Attach a list of derived capitalization rates of similar properties and say that you're basing your capitalization rate on the actions of market participants. If everyone is paying a 5.5% cap on restaurants you're not going to argue for 7% because you did the band of investment and used a 70%/30% split.
 
Attach a list of derived capitalization rates of similar properties and say that you're basing your capitalization rate on the actions of market participants. If everyone is paying a 5.5% cap on restaurants you're not going to argue for 7% because you did the band of investment and used a 70%/30% split.
Yes that can be done. But many underwriters cant accept a significant Rm>Ro. Or just need it to look clean. This is a system malfunction..
 
Yes that can be done. But many underwriters cant accept a significant Rm>Ro. Or just need it to look clean. This is a system malfunction..
I've left the band of investment out of the report when it doesn't make any sense. Sometimes when we run into weirdness we'll interview the market participants and ask them what their thoughts were on the transaction. You could also talk to brokers.
 
I've left the band of investment out of the report when it doesn't make any sense. Sometimes when we run into weirdness we'll interview the market participants and ask them what their thoughts were on the transaction. You could also talk to brokers.

Leave out BOI a good idea..Again, we're speaking in a case where market participants and brokers agree to invest in such a deal that is borderline negative leverage-yet it still may not meet lender underwriting guidelines, even with proof from market participants..
 
Leave out BOI a good idea..Again, we're speaking in a case where market participants and brokers agree to invest in such a deal that is borderline negative leverage-yet it still may not meet lender underwriting guidelines, even with proof from market participants..

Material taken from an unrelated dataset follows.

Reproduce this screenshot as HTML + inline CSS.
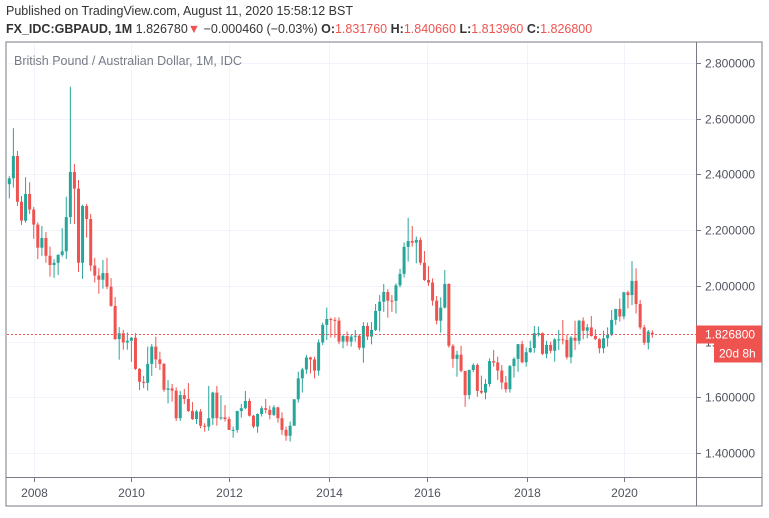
<!DOCTYPE html>
<html><head><meta charset="utf-8">
<style>
body{margin:0;background:#fff;width:769px;height:513px;overflow:hidden;font-family:"Liberation Sans",sans-serif;}
svg text{font-family:"Liberation Sans",sans-serif;}
</style></head>
<body>
<svg id="chart" width="769" height="513" xmlns="http://www.w3.org/2000/svg">
<text x="6" y="15" font-size="12.5" fill="#333">Published on TradingView.com, August 11, 2020 15:58:12 BST</text>
<text x="6" y="33" font-size="12.5" fill="#333"><tspan font-weight="bold">FX_IDC:GBPAUD, 1M</tspan> 1.826780<tspan fill="#ef5350">▼</tspan> −0.000460 (−0.03%) <tspan font-weight="bold">O:</tspan><tspan fill="#ef5350">1.831760</tspan> <tspan font-weight="bold">H:</tspan><tspan fill="#ef5350">1.840660</tspan> <tspan font-weight="bold">L:</tspan><tspan fill="#ef5350">1.813960</tspan> <tspan font-weight="bold">C:</tspan><tspan fill="#ef5350">1.826800</tspan></text>
<rect x="6" y="42" width="756" height="464" fill="none" stroke="#787b86" stroke-width="1"/>
<g id="grid"></g>
<text x="14" y="65" font-size="12.5" fill="#787b86">British Pound / Australian Dollar, 1M, IDC</text>
<g id="candles"></g>
<line x1="696.5" y1="42" x2="696.5" y2="506" stroke="#787b86"/>
<line x1="6" y1="477.5" x2="762" y2="477.5" stroke="#787b86"/>
<g id="axes"></g>
</svg>
<script>
const yTicks=[2.8,2.6,2.4,2.2,2.0,1.8,1.6,1.4];
const yearLabels=["2008","2010","2012","2014","2016","2018","2020"];
const yearIndex=[6,30,54,78.5,102.6,127.2,151];
const lastPrice=1.8268;
const closes=[2.386,2.466,2.302,2.234,2.330,2.274,2.220,2.137,2.172,2.108,
2.075,2.083,2.111,2.124,2.247,2.409,2.349,2.083,2.287,2.240,
2.073,2.037,2.022,2.046,1.997,1.928,1.809,1.830,1.797,1.803,
1.814,1.702,1.656,1.652,1.720,1.782,1.736,1.720,1.627,1.632,
1.624,1.525,1.608,1.594,1.551,1.522,1.549,1.498,1.495,1.525,
1.617,1.525,1.528,1.522,1.483,1.483,1.551,1.561,1.587,1.534,
1.495,1.540,1.561,1.555,1.537,1.564,1.525,1.483,1.462,1.498,
1.593,1.668,1.700,1.743,1.736,1.696,1.797,1.860,1.881,1.878,
1.875,1.800,1.820,1.800,1.818,1.821,1.778,1.856,1.818,1.842,
1.910,1.943,1.978,1.947,1.946,2.002,2.043,2.140,2.161,2.155,
2.165,2.083,2.021,2.012,1.947,1.875,1.922,2.007,1.785,1.738,
1.753,1.695,1.608,1.698,1.716,1.623,1.617,1.648,1.730,1.725,
1.696,1.653,1.629,1.712,1.738,1.791,1.726,1.762,1.777,1.830,
1.830,1.756,1.788,1.767,1.808,1.808,1.806,1.744,1.814,1.803,
1.875,1.839,1.851,1.820,1.809,1.776,1.812,1.824,1.878,1.917,
1.890,1.977,1.967,2.018,1.935,1.851,1.796,1.836,1.8268];
const opens=[2.365,2.386,2.466,2.302,2.234,2.330,2.274,2.220,2.137,2.172,
2.108,2.075,2.083,2.111,2.124,2.247,2.409,2.349,2.083,2.287,
2.240,2.073,2.037,2.022,2.046,1.997,1.928,1.809,1.830,1.797,
1.803,1.814,1.702,1.656,1.652,1.720,1.782,1.736,1.720,1.627,
1.632,1.624,1.525,1.608,1.594,1.551,1.522,1.549,1.498,1.495,
1.525,1.617,1.525,1.528,1.522,1.483,1.483,1.551,1.561,1.587,
1.534,1.495,1.540,1.561,1.555,1.537,1.564,1.525,1.483,1.462,
1.498,1.593,1.668,1.700,1.743,1.736,1.696,1.797,1.860,1.881,
1.878,1.875,1.800,1.820,1.800,1.818,1.821,1.778,1.856,1.818,
1.842,1.910,1.943,1.978,1.947,1.946,2.002,2.043,2.140,2.161,
2.155,2.165,2.083,2.021,2.012,1.947,1.875,1.922,2.007,1.785,
1.738,1.753,1.695,1.608,1.698,1.716,1.623,1.617,1.648,1.730,
1.725,1.696,1.653,1.629,1.712,1.738,1.791,1.726,1.762,1.777,
1.830,1.830,1.756,1.788,1.767,1.808,1.808,1.806,1.744,1.814,
1.803,1.875,1.839,1.851,1.820,1.809,1.776,1.812,1.824,1.878,
1.917,1.890,1.977,1.967,2.018,1.935,1.851,1.796,1.8318];
const highs=[2.394,2.566,2.484,2.323,2.390,2.372,2.283,2.228,2.215,2.193,
2.141,2.096,2.114,2.207,2.320,2.715,2.437,2.380,2.291,2.294,
2.258,2.101,2.064,2.093,2.101,2.028,1.960,1.852,1.842,1.833,
1.817,1.830,1.705,1.677,1.782,1.791,1.817,1.764,1.723,1.662,
1.648,1.636,1.623,1.630,1.651,1.583,1.555,1.558,1.507,1.641,
1.620,1.641,1.608,1.572,1.531,1.495,1.552,1.576,1.623,1.596,
1.537,1.543,1.569,1.594,1.570,1.572,1.566,1.546,1.495,1.513,
1.593,1.692,1.706,1.752,1.746,1.746,1.808,1.868,1.922,1.886,
1.887,1.887,1.824,1.836,1.824,1.842,1.826,1.870,1.868,1.870,
1.935,1.967,2.007,1.988,1.967,2.009,2.061,2.156,2.244,2.215,
2.177,2.174,2.125,2.071,2.027,1.964,1.959,2.057,2.009,1.791,
1.767,1.785,1.694,1.700,1.722,1.722,1.678,1.665,1.740,1.770,
1.746,1.716,1.677,1.716,1.744,1.791,1.803,1.779,1.803,1.856,
1.854,1.833,1.803,1.800,1.812,1.842,1.878,1.824,1.820,1.875,
1.878,1.887,1.863,1.892,1.844,1.812,1.839,1.851,1.913,1.918,
1.955,1.979,1.983,2.089,2.063,1.949,1.860,1.842,1.8407];
const lows=[2.314,2.353,2.287,2.219,2.227,2.258,2.169,2.096,2.108,2.083,
2.033,2.029,2.039,2.105,2.096,2.222,2.222,2.050,2.025,2.173,
2.053,2.012,1.972,1.990,1.988,1.925,1.806,1.735,1.771,1.771,
1.727,1.698,1.626,1.633,1.624,1.677,1.705,1.698,1.620,1.578,
1.584,1.515,1.515,1.576,1.547,1.519,1.504,1.489,1.477,1.480,
1.501,1.498,1.519,1.513,1.483,1.455,1.473,1.527,1.557,1.531,
1.489,1.473,1.531,1.543,1.521,1.533,1.509,1.465,1.444,1.441,
1.498,1.581,1.617,1.684,1.686,1.668,1.678,1.788,1.806,1.815,
1.814,1.791,1.776,1.785,1.782,1.800,1.770,1.724,1.806,1.790,
1.838,1.836,1.907,1.886,1.907,1.901,1.995,2.030,2.087,2.141,
2.081,2.075,2.018,2.000,1.929,1.862,1.832,1.919,1.778,1.706,
1.674,1.690,1.566,1.593,1.690,1.602,1.612,1.593,1.638,1.710,
1.662,1.629,1.617,1.617,1.671,1.692,1.722,1.710,1.760,1.760,
1.818,1.752,1.740,1.758,1.728,1.770,1.790,1.736,1.722,1.770,
1.790,1.808,1.812,1.818,1.806,1.758,1.758,1.782,1.820,1.860,
1.872,1.880,1.919,1.931,1.901,1.844,1.788,1.772,1.814];

const NS="http://www.w3.org/2000/svg";
function yScale(v){return 63+(2.8-v)*278.6;}
function xScale(i){return 9.3+4.07*i;}
function mk(tag,attrs,parent){const e=document.createElementNS(NS,tag);for(const k in attrs)e.setAttribute(k,attrs[k]);parent.appendChild(e);return e;}
const grid=document.getElementById('grid'),cg=document.getElementById('candles'),ax=document.getElementById('axes');
yTicks.forEach(t=>{
  const y=Math.round(yScale(t))+0.5;
  const gl=mk('line',{x1:7,x2:696,y1:y,y2:y,stroke:'#f0f3fa'},grid);
  
  
  const tk=mk('line',{x1:697,x2:701,y1:y,y2:y,stroke:'#787b86'},ax);
  
  
  const tx=mk('text',{x:705,y:y+4,'font-size':12,fill:'#50535e'},ax);
  tx.textContent=t.toFixed(6);
  
  
});
yearLabels.forEach((lab,k)=>{
  const x=Math.round(xScale(yearIndex[k]))+0.5;
  const gl=mk('line',{x1:x,x2:x,y1:43,y2:477,stroke:'#f0f3fa'},grid);
  
  
  const tk=mk('line',{x1:x,x2:x,y1:478,y2:482,stroke:'#787b86'},ax);
  
  
  const tx=mk('text',{x:x,y:497,'font-size':12,fill:'#50535e','text-anchor':'middle'},ax);
  tx.textContent=lab;
  
  
});
closes.forEach((c,i)=>{
  const o=opens[i],up=c>=o,col=up?'#26a69a':'#ef5350';
  const x=xScale(i);
  const g=mk('g',{},cg);
  
  
  mk('line',{x1:x,x2:x,y1:yScale(highs[i]),y2:yScale(lows[i]),stroke:col,'stroke-width':1},g);
  const top=yScale(Math.max(o,c)),bot=yScale(Math.min(o,c));
  mk('rect',{x:x-1.5,y:top,width:3,height:Math.max(1,bot-top),fill:col},g);
});
const ly=Math.round(yScale(lastPrice))+0.5;
const pl=mk('line',{x1:7,x2:696,y1:ly,y2:ly,stroke:'#ef5350','stroke-dasharray':'2,2'},ax);


const lb=mk('rect',{x:696,y:ly-9,width:66,height:18,fill:'#ef5350'},ax);


const lt=mk('text',{x:705,y:ly+4,'font-size':12,fill:'#fff'},ax);
lt.textContent=lastPrice.toFixed(6);


const cb=mk('rect',{x:714,y:ly+9,width:48,height:19,fill:'#ef5350'},ax);


const ct=mk('text',{x:719,y:ly+23,'font-size':12,fill:'#fff'},ax);
ct.textContent='20d 8h';


</script>
</body></html>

Cap. rates are going up in my area, just less so for prime real estate.
 
Hi all,

Just wanted to hear peer opinions about Rm>Ro or the mortgage constant being greater than the cap rate. Generally this is seen as negative leverage(although yield rate more implicit). However in markets where property values may be expected to rise, this negative leverage may not be such an issue. With which types of lenders and banks would you be careful not to show Rm>Ro at all, and which type situations can it differ and be acceptable to lenders.... Any experience or insight on this is welcome.

TIA
Quite often in my area the mortgage constant being greater than the cap rate. I saw a formula from a appraisal book p=c-d, p is for the property price appreciation rate, d is for discount rate, c is for cap rate. It means if discount rate (not sure the same as mortgage constant) is lower than cap rate, that area house price must be up. Otherwise, no investor will buy the property there.